Tambora still Great

Tambora Mountain Fact :

Location: 8.3S, 118.0E
Elevation: 9,348 feet (2,850 m)


Space Shuttle photo STS049-097-054 taken in May 1992 and looking northeast across Tambora.

Tambora is a volcanoes, forming the Sanggar peninsula of Sumbawa Island. The diameter of the volcano at sea-level is about 38 miles (60 km). Prior to the 1815 eruption, the volcano may have been as tall as 13,000 feet (4,000 m). The 1815 eruption formed a caldera about 4 miles (6 km) in diameter. The caldera is 3,640 feet (1,110 m) deep.

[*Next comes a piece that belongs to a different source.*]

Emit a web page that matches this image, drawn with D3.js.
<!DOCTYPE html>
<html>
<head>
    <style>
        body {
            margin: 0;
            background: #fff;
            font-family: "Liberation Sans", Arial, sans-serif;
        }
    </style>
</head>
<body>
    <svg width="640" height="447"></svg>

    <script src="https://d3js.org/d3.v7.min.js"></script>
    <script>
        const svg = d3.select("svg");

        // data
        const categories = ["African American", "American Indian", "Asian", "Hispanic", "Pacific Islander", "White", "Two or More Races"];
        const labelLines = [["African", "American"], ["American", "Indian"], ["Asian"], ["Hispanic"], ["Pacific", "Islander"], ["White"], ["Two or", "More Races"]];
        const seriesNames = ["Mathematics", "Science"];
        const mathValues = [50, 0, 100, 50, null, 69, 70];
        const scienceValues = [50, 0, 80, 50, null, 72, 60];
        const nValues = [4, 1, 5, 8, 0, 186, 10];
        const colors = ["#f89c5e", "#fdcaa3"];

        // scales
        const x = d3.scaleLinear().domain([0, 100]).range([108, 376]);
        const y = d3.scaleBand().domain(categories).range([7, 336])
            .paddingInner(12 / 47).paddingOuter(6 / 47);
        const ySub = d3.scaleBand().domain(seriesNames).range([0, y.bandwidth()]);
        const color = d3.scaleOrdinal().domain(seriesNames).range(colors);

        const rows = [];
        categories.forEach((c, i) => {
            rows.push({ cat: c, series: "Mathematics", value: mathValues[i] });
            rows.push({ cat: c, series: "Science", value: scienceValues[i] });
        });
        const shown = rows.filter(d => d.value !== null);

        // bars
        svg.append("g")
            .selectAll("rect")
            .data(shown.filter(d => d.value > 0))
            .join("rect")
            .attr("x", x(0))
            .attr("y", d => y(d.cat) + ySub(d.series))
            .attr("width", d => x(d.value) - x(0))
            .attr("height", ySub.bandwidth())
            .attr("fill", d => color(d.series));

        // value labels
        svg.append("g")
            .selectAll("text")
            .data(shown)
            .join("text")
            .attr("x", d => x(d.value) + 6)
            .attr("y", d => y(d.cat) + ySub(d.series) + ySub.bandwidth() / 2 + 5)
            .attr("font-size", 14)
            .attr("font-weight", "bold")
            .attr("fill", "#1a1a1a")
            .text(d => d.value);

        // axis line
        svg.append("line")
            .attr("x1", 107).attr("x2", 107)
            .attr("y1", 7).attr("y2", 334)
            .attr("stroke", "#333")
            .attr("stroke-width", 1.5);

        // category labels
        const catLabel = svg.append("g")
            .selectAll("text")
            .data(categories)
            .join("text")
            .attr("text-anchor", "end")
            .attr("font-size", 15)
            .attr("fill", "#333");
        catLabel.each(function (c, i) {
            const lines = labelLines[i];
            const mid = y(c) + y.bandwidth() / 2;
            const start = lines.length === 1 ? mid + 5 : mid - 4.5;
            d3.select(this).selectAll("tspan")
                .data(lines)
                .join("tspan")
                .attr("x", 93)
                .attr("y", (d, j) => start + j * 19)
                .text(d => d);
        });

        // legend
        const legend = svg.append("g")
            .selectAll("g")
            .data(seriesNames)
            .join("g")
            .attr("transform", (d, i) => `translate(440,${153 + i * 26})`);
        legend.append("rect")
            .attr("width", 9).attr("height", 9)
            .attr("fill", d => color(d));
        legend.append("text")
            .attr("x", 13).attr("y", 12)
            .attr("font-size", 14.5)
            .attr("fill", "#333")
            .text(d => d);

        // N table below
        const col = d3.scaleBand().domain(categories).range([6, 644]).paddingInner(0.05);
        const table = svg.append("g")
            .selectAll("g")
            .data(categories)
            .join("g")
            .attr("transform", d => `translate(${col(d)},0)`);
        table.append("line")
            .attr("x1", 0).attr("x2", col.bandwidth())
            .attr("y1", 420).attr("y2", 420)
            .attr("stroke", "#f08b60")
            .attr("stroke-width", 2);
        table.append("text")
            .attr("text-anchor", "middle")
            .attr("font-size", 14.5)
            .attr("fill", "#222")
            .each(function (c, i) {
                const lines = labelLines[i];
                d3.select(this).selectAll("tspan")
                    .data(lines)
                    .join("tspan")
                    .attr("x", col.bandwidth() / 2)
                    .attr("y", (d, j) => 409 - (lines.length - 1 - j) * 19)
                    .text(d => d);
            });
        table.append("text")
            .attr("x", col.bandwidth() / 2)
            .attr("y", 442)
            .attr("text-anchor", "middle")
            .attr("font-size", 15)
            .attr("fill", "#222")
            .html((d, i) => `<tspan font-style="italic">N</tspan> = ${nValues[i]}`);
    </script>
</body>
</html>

The 1815 eruption of Tambora was the largest eruption in historic time. About 150 cubic kilometers of ash were erupted (about 150 times more than the 1980 eruption of Mount St. Helens). Ash fell as far as 800 miles (1,300 km) from the volcano. In central Java and Kalimantan, 550 miles (900 km) from the eruption, one centimeter of ash fell. The Volcanic Explosivity of the eruption was 7. The eruption column reached a height of about 28 miles (44 km). The collapse of the eruption column produced numerous pyroclastic flows. As these hot pyroclastic flows reached the ocean where they caused additional explosions. During these explosions, most of the fine-fraction of the ash was removed. The eruption formed a caldera. An estimated 92,000 people were killed by the eruption. About 10,000 direct deaths were caused by bomb impacts, tephra fall, and pyroclastic flows. An estimated 82,000 were killed indirectly by the eruption by starvation, disease, and hunger.

The 1815 eruption of Tambora caused the "Year without a Summer." Daily minimum temperatures were abnormally low in the northern hemisphere from late spring to early autumn. Famine was widespread because of crop failures.